There is a pretty good argument that the ACT law is not inconsistent under s 28. There is arguably no direct inconsistency: where two people of the same sex are incapable of being married under the Cth Act, and their marriage doesn’t alter, impair or detract from marriages between a man and woman entered into under the Cth Act, there would arguably be no direct conflict between the ACT and Cth laws. An argument that same sex marriage “detracts” from a marriage between a man and woman in some inherent or philosophical way wouldn’t be enough. The ACT law merely enters into the field of “marriage” envisaged by the Cth Act, but that is ok under s 28.
On its face a High Court challenge could raise interesting issues of the meaning of the word “marriage” in the Constitution (s 51(xxi)) — and whether the constitutional definition includes same sex marriage. The argument would be that the ACT law cannot be inconsistent with the Cth Act on the ground that the marriage power in s 51(xxi) only extends to unions between men and women. That is, there could be no inconsistency if in the first place the Cth never had power to make laws about same sex marriage. But a challenge to the ACT law wouldn’t be a great vehicle for that argument because the Court would simply decide the case on s 28 of the ACT Self Government Act without saying anything about s 51(xxi).

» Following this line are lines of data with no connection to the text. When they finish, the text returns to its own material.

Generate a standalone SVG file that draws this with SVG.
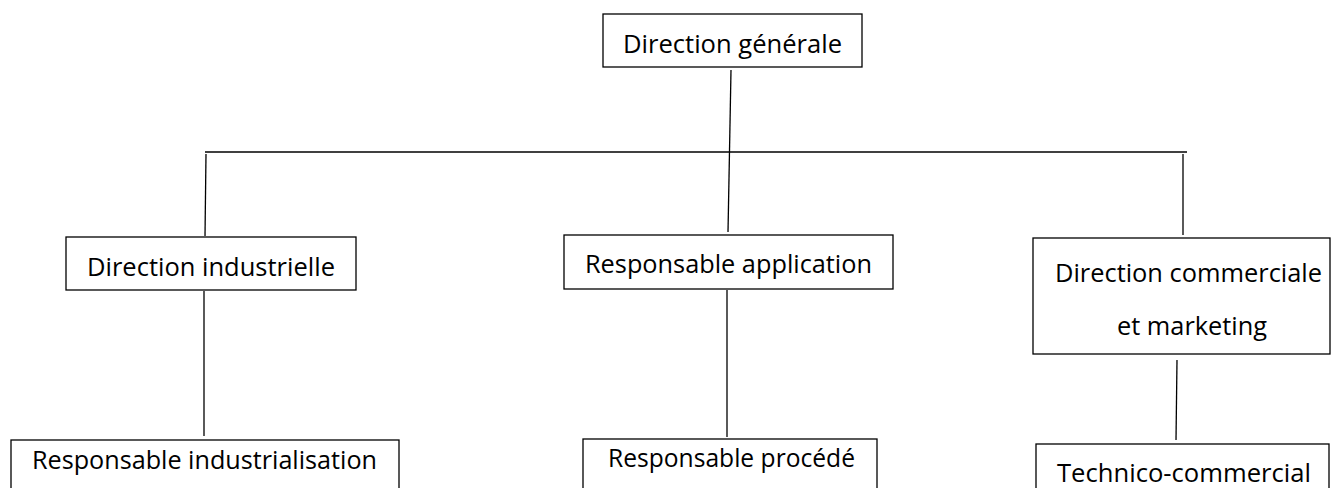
<svg xmlns="http://www.w3.org/2000/svg" width="1331" height="488" viewBox="0 0 1331 488">
<style>
.box{fill:#fff;stroke:#000;stroke-width:1.3}
.lbl{font-family:"Open Sans","Liberation Sans",sans-serif;font-size:26px;fill:#000}
.con line{stroke:#000;stroke-width:1.3;fill:none}
</style>
<rect width="1331" height="488" fill="#fff"/>
<g id="connectors" class="con">
<line x1="731" y1="70" x2="728" y2="232"/>
<line x1="205" y1="152" x2="1187" y2="152"/>
<line x1="206" y1="154" x2="205" y2="236"/>
<line x1="1183" y1="154" x2="1183" y2="235"/>
<line x1="204" y1="291" x2="204" y2="436"/>
<line x1="727" y1="290" x2="727" y2="437"/>
<line x1="1177" y1="360" x2="1176" y2="440"/>
</g>
<g id="direction-generale">
<rect class="box" x="603" y="14" width="259" height="53"/>
<text class="lbl" x="623" y="53" textLength="219" lengthAdjust="spacingAndGlyphs">Direction générale</text>
</g>
<g id="direction-industrielle">
<rect class="box" x="66" y="237" width="290" height="53"/>
<text class="lbl" x="87" y="276" textLength="248" lengthAdjust="spacingAndGlyphs">Direction industrielle</text>
</g>
<g id="responsable-application">
<rect class="box" x="564" y="235" width="329" height="54"/>
<text class="lbl" x="585" y="273" textLength="287" lengthAdjust="spacingAndGlyphs">Responsable application</text>
</g>
<g id="direction-commerciale">
<rect class="box" x="1033" y="238" width="297" height="116"/>
<text class="lbl" x="1055" y="282" textLength="267" lengthAdjust="spacingAndGlyphs">Direction commerciale</text>
<text class="lbl" x="1117" y="335" textLength="150" lengthAdjust="spacingAndGlyphs">et marketing</text>
</g>
<g id="responsable-industrialisation">
<rect class="box" x="11" y="440" width="388" height="60"/>
<text class="lbl" x="32" y="469" textLength="345" lengthAdjust="spacingAndGlyphs">Responsable industrialisation</text>
</g>
<g id="responsable-procede">
<rect class="box" x="583" y="439" width="294" height="60"/>
<text class="lbl" x="608" y="467" textLength="247" lengthAdjust="spacingAndGlyphs">Responsable procédé</text>
</g>
<g id="technico-commercial">
<rect class="box" x="1036" y="444" width="293" height="60"/>
<text class="lbl" x="1057" y="482" textLength="254" lengthAdjust="spacingAndGlyphs">Technico-commercial</text>
</g>
</svg>
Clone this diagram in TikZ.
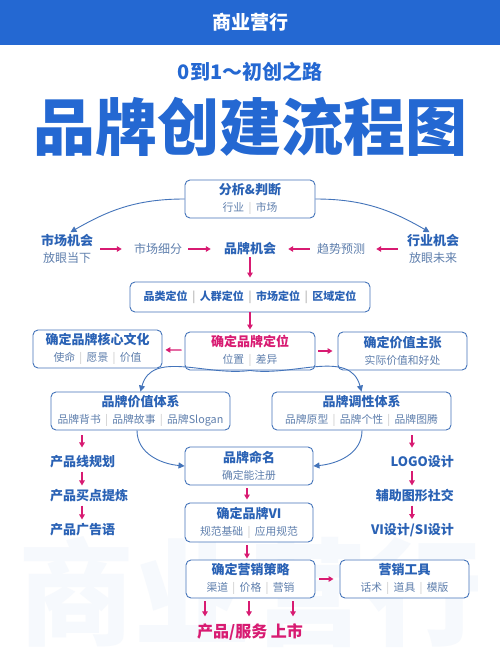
\documentclass[tikz,border=0pt]{standalone}
\usepackage{xcolor}
\usepackage{fontspec}
\setmainfont{Noto Sans CJK SC}
\usepackage{tikz}
\usetikzlibrary{positioning,arrows.meta}

\definecolor{hdblue}{HTML}{2468D2}
\definecolor{tblue}{HTML}{2A62B5}
\definecolor{sblue}{HTML}{5F7FAD}
\definecolor{lineblue}{HTML}{4474BA}
\definecolor{pinkred}{HTML}{D81B72}

\newcommand{\sep}{\hspace{0.4em}\textcolor{gray!45}{|}\hspace{0.4em}}
\newcommand{\ttl}{\bfseries\fontsize{13}{15}\selectfont\color{tblue}}
\newcommand{\sub}{\fontsize{10.8}{11}\selectfont\color{sblue}}

\begin{document}
\begin{tikzpicture}[x=1pt,y=1pt,yscale=-1,
  box/.style={draw=lineblue,line width=0.9pt,rounded corners=5pt,fill=white,
    minimum width=130pt,minimum height=38pt,inner sep=0pt,align=center,
    font=\fontsize{9.5}{17}\selectfont},
  lbl/.style={inner sep=0pt,align=center,font=\fontsize{12}{17}\selectfont},
  colt/.style={inner sep=0pt,font=\bfseries\fontsize{13}{15}\selectfont,text=tblue},
  parr/.style={-{Triangle[length=5pt,width=5.5pt]},draw=pinkred,line width=1.2pt},
  barr/.style={-{Triangle[length=6pt,width=6pt]},draw=lineblue,line width=0.9pt}]
\useasboundingbox (0,0) rectangle (500,666);
\fill[white] (0,0) rectangle (500,666);

%background lettering
\node[inner sep=0pt,text=hdblue!4,font=\bfseries\fontsize{116}{116}\selectfont] (bgword) at (250,592) {商业营行};

%header bar
\fill[hdblue] (0,0) rectangle (500,45);
\node[text=white,font=\bfseries\fontsize{19}{20}\selectfont] (head) at (250,22) {商业营行};

% Text Node
\node[text=hdblue,font=\bfseries\fontsize{20}{22}\selectfont] (subtitle) at (250,72) {0到1～初创之路};
\node[text=hdblue,font=\bfseries\fontsize{62}{64}\selectfont] (title) at (250,127) {品牌创建流程图};

%Box: analysis
\node[box] (ana) at (250,199) {{\ttl 分析\&判断}\\{\sub 行业\sep 市场}};

% Text Node
\node[lbl] (mkt) at (67,249) {{\ttl 市场机会}\\{\color{sblue}放眼当下}};
\node[lbl] (ind) at (433,249) {{\ttl 行业机会}\\{\color{sblue}放眼未来}};
\node[lbl,text=sblue] (seg) at (158,249) {市场细分};
\node[lbl] (opp) at (250,249) {\ttl 品牌机会};
\node[lbl,text=sblue] (trend) at (341,249) {趋势预测};

%Box: positioning
\node[box,minimum width=240pt,minimum height=30pt] (posn) at (250,297)
  {\bfseries\fontsize{11}{13}\selectfont\color{tblue}品类定位\sep 人群定位\sep 市场定位\sep 区域定位};

%Box: core row
\node[box] (core) at (250,351) {{\bfseries\fontsize{13}{15}\selectfont\color{pinkred}确定品牌定位}\\{\sub 位置\sep 差异}};
\node[box,minimum width=129pt] (cult) at (97.5,349) {{\ttl 确定品牌核心文化}\\{\sub 使命\sep 愿景\sep 价值}};
\node[box,minimum width=129pt] (prop) at (402.5,351) {{\ttl 确定价值主张}\\{\sub 实际价值和好处}};

%Box: systems
\node[box,minimum width=179pt] (val) at (140.5,411) {{\ttl 品牌价值体系}\\{\sub 品牌背书\sep 品牌故事\sep 品牌Slogan}};
\node[box,minimum width=179pt] (ton) at (361.5,411) {{\ttl 品牌调性体系}\\{\sub 品牌原型\sep 品牌个性\sep 品牌图腾}};

%Box: centre column
\node[box,minimum width=128pt] (name) at (249,466) {{\ttl 品牌命名}\\{\sub 确定能注册}};
\node[box,minimum width=128pt,minimum height=39pt] (vi) at (249,522.5) {{\ttl 确定品牌VI}\\{\sub 规范基础\sep 应用规范}};
\node[box,minimum width=129pt] (mkts) at (250.5,579) {{\ttl 确定营销策略}\\{\sub 渠道\sep 价格\sep 营销}};
\node[box,minimum width=129pt] (tools) at (404.5,579) {{\ttl 营销工具}\\{\sub 话术\sep 道具\sep 模版}};

% Text Node
\node[colt,anchor=west] (p1) at (50,462) {产品线规划};
\node[colt,anchor=west] (p2) at (50,496) {产品买点提炼};
\node[colt,anchor=west] (p3) at (50,530) {产品广告语};
\node[colt,anchor=east] (l1) at (454,462) {LOGO设计};
\node[colt,anchor=east] (l2) at (454,496) {辅助图形社交};
\node[colt,anchor=east] (l3) at (454,530) {VI设计/SI设计};
\node[inner sep=0pt,text=pinkred,font=\bfseries\fontsize{16}{18}\selectfont] (launch) at (250,632) {产品/服务 上市};

\coordinate (lcol) at (82,0);
\coordinate (rcol) at (412,0);

%blue curves
\draw[barr,shorten >=4pt] (ana.west) to[out=180,in=-30] (mkt.north);
\draw[barr,shorten >=4pt] (ana.east) to[out=0,in=210] (ind.north);
\draw[barr] (core.south) to[out=172,in=-75] (val.north);
\draw[barr] (core.south) to[out=8,in=-105] (ton.north);
\draw[barr] ([xshift=-3.5pt]val.south) to[out=90,in=185] (name.west);
\draw[barr] ([xshift=0.5pt]ton.south) to[out=90,in=-5] (name.east);

%pink arrows
\draw[parr,shorten <=7pt,shorten >=12pt] (mkt) -- (seg);
\draw[parr,shorten <=6pt,shorten >=13pt] (seg) -- (opp);
\draw[parr,shorten <=9pt,shorten >=11pt] (ind) -- (trend);
\draw[parr,shorten <=7pt,shorten >=12pt] (trend) -- (opp);
\draw[parr,shorten <=2pt,shorten >=4pt] (opp) -- (posn);
\draw[parr,shorten >=2pt] (posn) -- (core);
\draw[parr,shorten <=3pt,shorten >=3pt] (core) -- (cult);
\draw[parr,shorten <=3pt,shorten >=5pt] (core) -- (prop);
\draw[parr,shorten <=5pt,shorten >=8pt] (lcol |- val.south) -- (lcol |- p1.north);
\draw[parr,shorten <=3pt,shorten >=4pt] (lcol |- p1.south) -- (lcol |- p2.north);
\draw[parr,shorten <=3pt,shorten >=4pt] (lcol |- p2.south) -- (lcol |- p3.north);
\draw[parr,shorten <=5pt,shorten >=8pt] (rcol |- ton.south) -- (rcol |- l1.north);
\draw[parr,shorten <=3pt,shorten >=4pt] (rcol |- l1.south) -- (rcol |- l2.north);
\draw[parr,shorten <=3pt,shorten >=4pt] (rcol |- l2.south) -- (rcol |- l3.north);
\draw[parr,shorten <=3pt,shorten >=3pt] ([xshift=-2pt]name.south) -- ([xshift=-2pt]vi.north);
\draw[parr,shorten <=3pt,shorten >=1pt] ([xshift=-2pt]vi.south) -- ([xshift=-3.5pt]mkts.north);
\draw[parr,shorten <=4pt,shorten >=6pt] (mkts) -- (tools);
\foreach \xx in {205,249,293}
  \draw[parr,shorten <=3pt,shorten >=7pt] (mkts.south -| \xx,0) -- (launch.north -| \xx,0);
\end{tikzpicture}
\end{document}
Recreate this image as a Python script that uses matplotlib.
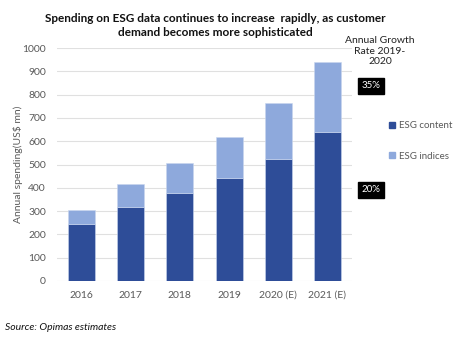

A better vehicle may be through a state-enacted law. Then because of the apparent “cover the field” inconsistency under s 109 the Court would have to confront the meaning of the word “marriage” in the Constitution. But if the state actually won it would be an ugly result. Better to put political pressure on the Cth to do it properly (and, if that is challenged, hope the HCA finds the Cth law valid under s 51(xxi) – but I’d say that is pretty likely).